**WHAT NEEDS TO BE DONE**.
Print exactly what lies from the line with "Clone this chart in React, TypeScript" down to the line with "const line = d3.line().x(d", counting both of those lines, but not the pictures.

**DATASET RECORDS**.
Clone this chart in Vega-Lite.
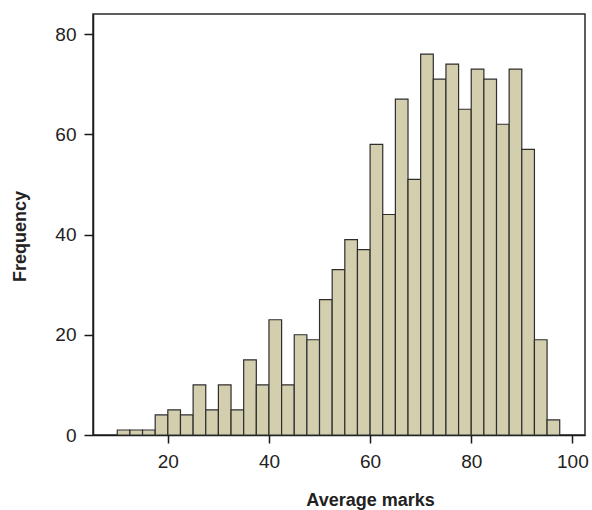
{
  "$schema": "https://vega.github.io/schema/vega-lite/v6.json",
  "width": 492,
  "height": 421,
  "autosize": {"type": "none"},
  "padding": {"left": 93, "top": 14, "right": 7, "bottom": 75},
  "background": "white",
  "config": {
    "view": {"stroke": "#2a2a2a", "strokeWidth": 1.5},
    "font": "Liberation Sans"
  },
  "data": {
    "values": [
      {"bin_start": 10, "bin_end": 12.5, "count": 1},
      {"bin_start": 12.5, "bin_end": 15, "count": 1},
      {"bin_start": 15, "bin_end": 17.5, "count": 1},
      {"bin_start": 17.5, "bin_end": 20, "count": 4},
      {"bin_start": 20, "bin_end": 22.5, "count": 5},
      {"bin_start": 22.5, "bin_end": 25, "count": 4},
      {"bin_start": 25, "bin_end": 27.5, "count": 10},
      {"bin_start": 27.5, "bin_end": 30, "count": 5},
      {"bin_start": 30, "bin_end": 32.5, "count": 10},
      {"bin_start": 32.5, "bin_end": 35, "count": 5},
      {"bin_start": 35, "bin_end": 37.5, "count": 15},
      {"bin_start": 37.5, "bin_end": 40, "count": 10},
      {"bin_start": 40, "bin_end": 42.5, "count": 23},
      {"bin_start": 42.5, "bin_end": 45, "count": 10},
      {"bin_start": 45, "bin_end": 47.5, "count": 20},
      {"bin_start": 47.5, "bin_end": 50, "count": 19},
      {"bin_start": 50, "bin_end": 52.5, "count": 27},
      {"bin_start": 52.5, "bin_end": 55, "count": 33},
      {"bin_start": 55, "bin_end": 57.5, "count": 39},
      {"bin_start": 57.5, "bin_end": 60, "count": 37},
      {"bin_start": 60, "bin_end": 62.5, "count": 58},
      {"bin_start": 62.5, "bin_end": 65, "count": 44},
      {"bin_start": 65, "bin_end": 67.5, "count": 67},
      {"bin_start": 67.5, "bin_end": 70, "count": 51},
      {"bin_start": 70, "bin_end": 72.5, "count": 76},
      {"bin_start": 72.5, "bin_end": 75, "count": 71},
      {"bin_start": 75, "bin_end": 77.5, "count": 74},
      {"bin_start": 77.5, "bin_end": 80, "count": 65},
      {"bin_start": 80, "bin_end": 82.5, "count": 73},
      {"bin_start": 82.5, "bin_end": 85, "count": 71},
      {"bin_start": 85, "bin_end": 87.5, "count": 62},
      {"bin_start": 87.5, "bin_end": 90, "count": 73},
      {"bin_start": 90, "bin_end": 92.5, "count": 57},
      {"bin_start": 92.5, "bin_end": 95, "count": 19},
      {"bin_start": 95, "bin_end": 97.5, "count": 3}
    ]
  },
  "mark": {"type": "rect", "fill": "#d3cfae", "stroke": "#2e2e2e", "strokeWidth": 1.2},
  "encoding": {
    "x": {
      "field": "bin_start",
      "type": "quantitative",
      "scale": {"domain": [5.2, 102.5], "nice": false, "zero": false},
      "axis": {
        "title": "Average marks",
        "values": [20, 40, 60, 80, 100],
        "grid": false,
        "domainColor": "#1a1a1a",
        "domainWidth": 1.5,
        "tickColor": "#1a1a1a",
        "tickWidth": 1.5,
        "tickSize": 8,
        "labelFontSize": 19,
        "labelColor": "#222222",
        "labelPadding": 9,
        "labelFont": "Liberation Sans",
        "titleFont": "Liberation Sans",
        "titleFontSize": 18,
        "titleFontWeight": "bold",
        "titleColor": "#222222",
        "titleX": 277,
        "titleY": 70,
        "titleBaseline": "alphabetic"
      }
    },
    "x2": {"field": "bin_end"},
    "y": {
      "field": "count",
      "type": "quantitative",
      "scale": {"domain": [0, 84], "nice": false},
      "axis": {
        "title": "Frequency",
        "values": [0, 20, 40, 60, 80],
        "grid": false,
        "domainColor": "#1a1a1a",
        "domainWidth": 1.5,
        "tickColor": "#1a1a1a",
        "tickWidth": 1.5,
        "tickSize": 9,
        "labelFontSize": 19,
        "labelColor": "#222222",
        "labelPadding": 8,
        "labelFont": "Liberation Sans",
        "titleFont": "Liberation Sans",
        "titleFontSize": 18,
        "titleFontWeight": "bold",
        "titleColor": "#222222",
        "titleAngle": -90,
        "titleX": -73,
        "titleY": 222,
        "titleAlign": "center",
        "titleBaseline": "middle"
      }
    },
    "y2": {"datum": 0}
  }
}
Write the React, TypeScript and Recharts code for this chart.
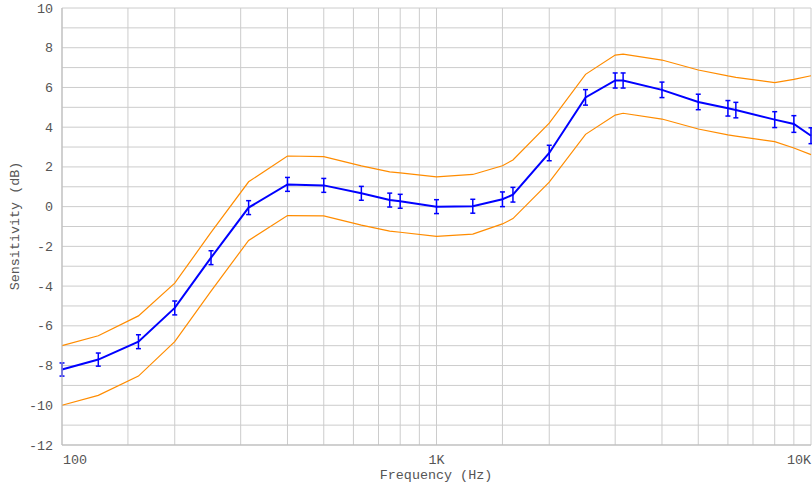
import { LineChart, Line, XAxis, YAxis, CartesianGrid, ErrorBar, Label } from 'recharts';

const FREQS = [100, 125, 160, 200, 250, 315, 400, 500, 630, 750, 800, 1000, 1250, 1500, 1600, 2000, 2500, 3000, 3150, 4000, 5000, 6000, 6300, 8000, 9000, 10000];
const MEAN = [-8.2, -7.7, -6.8, -5.1, -2.57, -0.05, 1.12, 1.07, 0.67, 0.33, 0.27, 0.0, 0.02, 0.37, 0.6, 2.7, 5.5, 6.35, 6.35, 5.88, 5.27, 4.95, 4.86, 4.38, 4.16, 3.57];
const UPPER = [-7.0, -6.5, -5.5, -3.85, -1.3, 1.25, 2.55, 2.52, 2.05, 1.75, 1.7, 1.5, 1.62, 2.06, 2.35, 4.2, 6.66, 7.63, 7.68, 7.38, 6.88, 6.58, 6.51, 6.24, 6.41, 6.59];
const LOWER = [-10.0, -9.5, -8.53, -6.8, -4.25, -1.7, -0.45, -0.47, -0.93, -1.23, -1.29, -1.5, -1.38, -0.87, -0.6, 1.23, 3.64, 4.61, 4.7, 4.41, 3.91, 3.61, 3.55, 3.27, 2.95, 2.62];
const ERR = [0.33, 0.33, 0.35, 0.35, 0.35, 0.35, 0.35, 0.35, 0.35, 0.35, 0.35, 0.35, 0.35, 0.37, 0.37, 0.39, 0.39, 0.38, 0.38, 0.39, 0.39, 0.39, 0.39, 0.4, 0.42, 0.4];

const X_TICKS = [100, 150, 200, 300, 400, 500, 600, 700, 800, 900, 1000, 1500, 2000, 3000, 4000, 5000, 6000, 7000, 8000, 9000, 10000];
const X_LABELS: Record<number, string> = { 100: '100', 1000: '1K', 10000: '10K' };
const Y_TICKS = [-12, -11, -10, -9, -8, -7, -6, -5, -4, -3, -2, -1, 0, 1, 2, 3, 4, 5, 6, 7, 8, 9, 10];

const data = FREQS.map((f, i) => ({ f, mean: MEAN[i], upper: UPPER[i], lower: LOWER[i], err: ERR[i] }));

const FONT = '"Liberation Mono", "Courier New", monospace';
const TEXT = '#555555';

function XTick({ x, payload }: any) {
  const label = X_LABELS[payload.value];
  if (!label) return null;
  const anchor = payload.value === 100 ? 'start' : payload.value === 10000 ? 'end' : 'middle';
  return (
    <text x={payload.value === 100 ? x + 1 : x} y={464} textAnchor={anchor} fontFamily={FONT} fontSize={13.4} fill={TEXT}>
      {label}
    </text>
  );
}

function YTick({ y, payload }: any) {
  if (payload.value % 2 !== 0) return null;
  return (
    <text x={53} y={y + 4.5} textAnchor="end" fontFamily={FONT} fontSize={13.4} fill={TEXT}>
      {payload.value}
    </text>
  );
}

export default function App() {
  return (
    <div style={{ position: 'absolute', left: 0, top: 0, width: 812, height: 488, background: '#fff' }}>
      <LineChart width={812} height={488} data={data} margin={{ top: 8, right: 1, bottom: 0, left: 0 }}>
        <CartesianGrid stroke="#cccccc" strokeWidth={1} />
        <XAxis
          dataKey="f"
          type="number"
          scale="log"
          domain={[100, 10000]}
          ticks={X_TICKS}
          interval={0}
          height={43}
          tickLine={false}
          axisLine={{ stroke: '#bbbbbb' }}
          tick={<XTick />}
        >
          <Label
            content={() => (
              <text x={436} y={479} textAnchor="middle" fontFamily={FONT} fontSize={13.4} fill={TEXT}>
                Frequency (Hz)
              </text>
            )}
          />
        </XAxis>
        <YAxis
          type="number"
          domain={[-12, 10]}
          ticks={Y_TICKS}
          interval={0}
          width={62}
          tickLine={false}
          axisLine={{ stroke: '#bbbbbb' }}
          tick={<YTick />}
        >
          <Label
            content={() => (
              <text x={19} y={226} transform="rotate(-90 19 226)" textAnchor="middle" fontFamily={FONT} fontSize={13.4} fill={TEXT}>
                Sensitivity (dB)
              </text>
            )}
          />
        </YAxis>
        <Line dataKey="upper" stroke="#ff8c00" strokeWidth={1.2} dot={false} isAnimationActive={false} />
        <Line dataKey="lower" stroke="#ff8c00" strokeWidth={1.2} dot={false} isAnimationActive={false} />
        <Line dataKey="mean" stroke="#0000ff" strokeWidth={2} dot={false} isAnimationActive={false}>
          <ErrorBar dataKey="err" direction="y" width={2.5} stroke="#0000ff" strokeWidth={1.5} isAnimationActive={false} />
        </Line>
      </LineChart>
    </div>
  );
}
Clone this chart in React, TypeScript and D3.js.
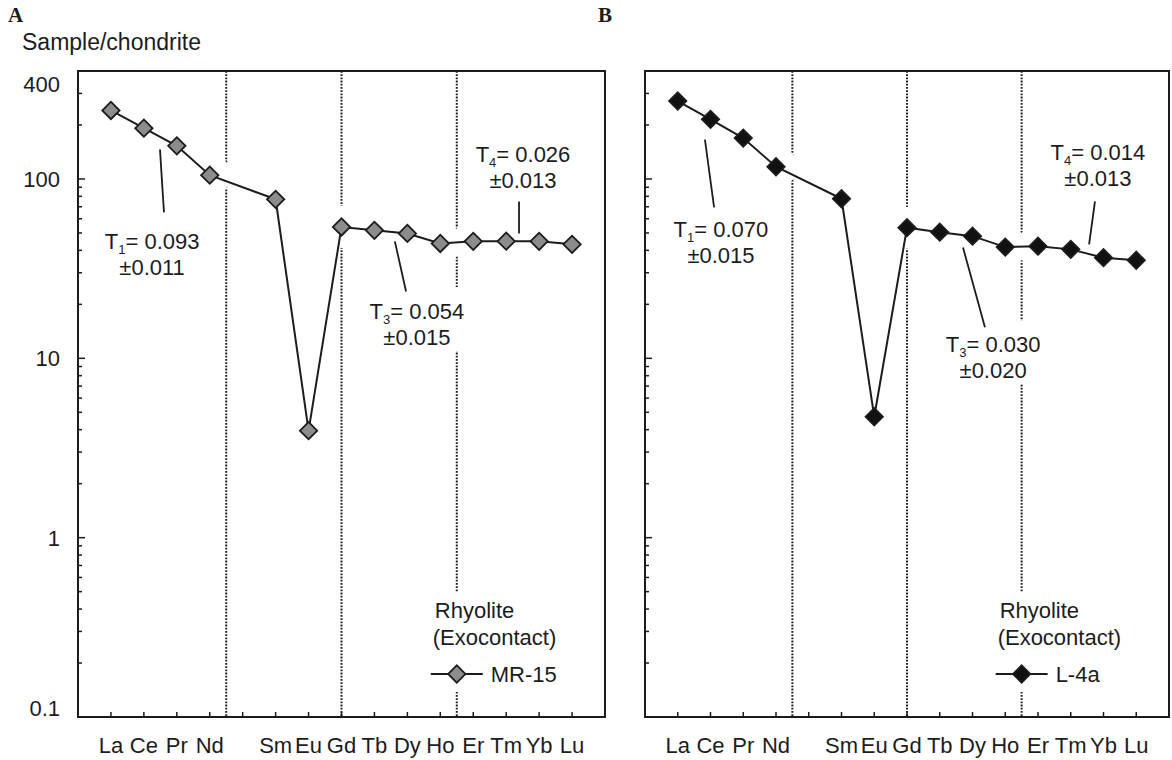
import React from 'react';
import * as d3 from 'd3';

// REE order (Pm has no analysis, position kept empty)
const elements = ['La', 'Ce', 'Pr', 'Nd', 'Pm', 'Sm', 'Eu', 'Gd', 'Tb', 'Dy', 'Ho', 'Er', 'Tm', 'Yb', 'Lu'];
const mr15 = [241, 192, 153, 105, null, 77, 3.95, 54, 51.7, 49.7, 43.7, 44.9, 45, 44.9, 43.2];
const l4a = [272, 215, 169, 117, null, 77.6, 4.72, 53.5, 50.5, 48, 41.7, 42.2, 40.5, 36.4, 35.2];
const yTicks = [0.1, 1, 10, 100, 400];
const dividers = [3.5, 7, 10.5];

// tetrad annotations: text anchor and leader ends in (element index, value)
const notesA = [
  { sub: '1', val: '0.093', err: '0.011', at: [1.25, 40.5], leader: [[1.49, 146], [1.61, 65.1]] },
  { sub: '3', val: '0.054', err: '0.015', at: [9.29, 16.5], leader: [[8.62, 44.9], [8.96, 23.6]] },
  { sub: '4', val: '0.026', err: '0.013', at: [12.51, 123.8], leader: [[12.39, 75], [12.39, 49.7]] },
];
const notesB = [
  { sub: '1', val: '0.070', err: '0.015', at: [1.32, 47.2], leader: [[0.83, 166], [1.11, 69.5]] },
  { sub: '3', val: '0.030', err: '0.020', at: [9.63, 10.8], leader: [[8.71, 41.5], [9.38, 14.9]] },
  { sub: '4', val: '0.014', err: '0.013', at: [12.83, 127], leader: [[12.74, 75], [12.56, 43.2]] },
];

const FONT = '"Liberation Sans", Arial, sans-serif';
const INK = '#1c1c1c';
const TOP = 71;
const BOTTOM = 717;

const diamond = d3.symbol().type(d3.symbolSquare).size(150)();

function Panel({ left, width, values, fill, notes, sample, showLabels }) {
  const x = d3.scaleLinear().domain([-1, 15]).range([left, left + width]);
  const y = d3.scaleLog().domain([0.1, 400]).range([BOTTOM, TOP]);

  const pts = values
    .map((v, i) => ({ i, v }))
    .filter(d => d.v != null);
  const line = d3.line().x(d => x(d.i)).y(d => y(d.v));

  const minor = [];
  [0.1, 1, 10, 100].forEach(dec => {
    for (let k = 2; k <= 9; k++) if (k * dec < 400) minor.push(k * dec);
  });

  const lx = x(10.5);

  return (
    <g>
      {/* divider lines */}
      {dividers.map(d => (
        <line key={d} x1={x(d)} x2={x(d)} y1={TOP} y2={BOTTOM}
          stroke="#222" strokeWidth={2} strokeDasharray="1.8,1.4" />
      ))}
      {/* white clearance around markers */}
      {pts.map(d => (
        <circle key={'h' + d.i} cx={x(d.i)} cy={y(d.v)} r={21} fill="#fff" />
      ))}

      {/* frame */}
      <rect x={left} y={TOP} width={width} height={BOTTOM - TOP} fill="none" stroke={INK} strokeWidth={2} />

      {/* y ticks */}
      {yTicks.filter(v => v < 400 && v > 0.1).map(v => (
        <line key={'M' + v} x1={left} x2={left + 7} y1={y(v)} y2={y(v)} stroke={INK} strokeWidth={1.5} />
      ))}
      {minor.map(v => (
        <line key={'m' + v} x1={left} x2={left + 4} y1={y(v)} y2={y(v)} stroke={INK} strokeWidth={1.5} />
      ))}
      {showLabels && yTicks.map(v => (
        <text key={'l' + v} x={left - 18} y={Math.min(Math.max(y(v), TOP + 13), BOTTOM - 9) + 8}
          textAnchor="end" fontSize={22} fontFamily={FONT} fill={INK}>{String(v)}</text>
      ))}

      {/* x ticks and labels */}
      {elements.map((e, i) => (
        <line key={'xt' + e} x1={x(i)} x2={x(i)} y1={BOTTOM} y2={BOTTOM - 5} stroke={INK} strokeWidth={1.5} />
      ))}
      {elements.map((e, i) => e === 'Pm' ? null : (
        <text key={'xl' + e} x={x(i)} y={BOTTOM + 36} textAnchor="middle"
          fontSize={22} fontFamily={FONT} fill={INK}>{e}</text>
      ))}

      {/* data */}
      <path d={line(pts)} fill="none" stroke={INK} strokeWidth={2} />
      {pts.map(d => (
        <path key={'p' + d.i} d={diamond}
          transform={`translate(${x(d.i)},${y(d.v)}) rotate(45)`}
          fill={fill} stroke={INK} strokeWidth={1.8} />
      ))}

      {/* annotations */}
      {notes.map(n => {
        const cx = x(n.at[0]);
        const by = y(n.at[1]);
        return (
          <g key={'n' + n.sub}>
            <rect x={cx - 54} y={by - 32} width={108} height={64} fill="#fff" />
            <text x={cx} y={by} textAnchor="middle" fontSize={22} fontFamily={FONT} fill={INK}>
              T<tspan fontSize={13} dy={5}>{n.sub}</tspan><tspan dy={-5}>= {n.val}</tspan>
            </text>
            <text x={cx} y={by + 26} textAnchor="middle" fontSize={22} fontFamily={FONT} fill={INK}>
              ±{n.err}
            </text>
            <line x1={x(n.leader[0][0])} y1={y(n.leader[0][1])} x2={x(n.leader[1][0])} y2={y(n.leader[1][1])}
              stroke={INK} strokeWidth={1.8} />
          </g>
        );
      })}

      {/* legend */}
      <rect x={lx - 28} y={BOTTOM - 125} width={150} height={100} fill="#fff" />
      <text x={lx - 22} y={BOTTOM - 99} fontSize={22} fontFamily={FONT} fill={INK}>Rhyolite</text>
      <text x={lx - 24} y={BOTTOM - 72} fontSize={22} fontFamily={FONT} fill={INK}>(Exocontact)</text>
      <line x1={lx - 26} x2={lx + 26} y1={BOTTOM - 43} y2={BOTTOM - 43} stroke={INK} strokeWidth={2} />
      <path d={diamond} transform={`translate(${lx},${BOTTOM - 43}) rotate(45)`}
        fill={fill} stroke={INK} strokeWidth={1.8} />
      <text x={lx + 34} y={BOTTOM - 35} fontSize={22} fontFamily={FONT} fill={INK}>{sample}</text>
    </g>
  );
}

export default function App() {
  return (
    <svg width={1172} height={760} style={{ display: 'block', position: 'absolute', left: 0, top: 0, background: '#fff' }}>
      <rect width={1172} height={760} fill="#fff" />
      <text x={8} y={22} fontSize={21} fontWeight="bold" fontFamily='"Liberation Serif", "Times New Roman", serif' fill={INK}>A</text>
      <text x={598} y={22} fontSize={21} fontWeight="bold" fontFamily='"Liberation Serif", "Times New Roman", serif' fill={INK}>B</text>
      <text x={22} y={50} fontSize={23} fontFamily={FONT} fill={INK}>Sample/chondrite</text>
      <Panel left={78} width={527} values={mr15} fill="#8c8c8c" notes={notesA} sample="MR-15" showLabels={true} />
      <Panel left={645} width={524} values={l4a} fill="#111" notes={notesB} sample="L-4a" showLabels={false} />
    </svg>
  );
}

**EXERCISE RESPONSE**.
Clone this chart in React, TypeScript and D3.js.
import React from 'react';
import * as d3 from 'd3';

// REE order (Pm has no analysis, position kept empty)
const elements = ['La', 'Ce', 'Pr', 'Nd', 'Pm', 'Sm', 'Eu', 'Gd', 'Tb', 'Dy', 'Ho', 'Er', 'Tm', 'Yb', 'Lu'];
const mr15 = [241, 192, 153, 105, null, 77, 3.95, 54, 51.7, 49.7, 43.7, 44.9, 45, 44.9, 43.2];
const l4a = [272, 215, 169, 117, null, 77.6, 4.72, 53.5, 50.5, 48, 41.7, 42.2, 40.5, 36.4, 35.2];
const yTicks = [0.1, 1, 10, 100, 400];
const dividers = [3.5, 7, 10.5];

// tetrad annotations: text anchor and leader ends in (element index, value)
const notesA = [
  { sub: '1', val: '0.093', err: '0.011', at: [1.25, 40.5], leader: [[1.49, 146], [1.61, 65.1]] },
  { sub: '3', val: '0.054', err: '0.015', at: [9.29, 16.5], leader: [[8.62, 44.9], [8.96, 23.6]] },
  { sub: '4', val: '0.026', err: '0.013', at: [12.51, 123.8], leader: [[12.39, 75], [12.39, 49.7]] },
];
const notesB = [
  { sub: '1', val: '0.070', err: '0.015', at: [1.32, 47.2], leader: [[0.83, 166], [1.11, 69.5]] },
  { sub: '3', val: '0.030', err: '0.020', at: [9.63, 10.8], leader: [[8.71, 41.5], [9.38, 14.9]] },
  { sub: '4', val: '0.014', err: '0.013', at: [12.83, 127], leader: [[12.74, 75], [12.56, 43.2]] },
];

const FONT = '"Liberation Sans", Arial, sans-serif';
const INK = '#1c1c1c';
const TOP = 71;
const BOTTOM = 717;

const diamond = d3.symbol().type(d3.symbolSquare).size(150)();

function Panel({ left, width, values, fill, notes, sample, showLabels }) {
  const x = d3.scaleLinear().domain([-1, 15]).range([left, left + width]);
  const y = d3.scaleLog().domain([0.1, 400]).range([BOTTOM, TOP]);

  const pts = values
    .map((v, i) => ({ i, v }))
    .filter(d => d.v != null);
  const line = d3.line().x(d => x(d.i)).y(d => y(d.v));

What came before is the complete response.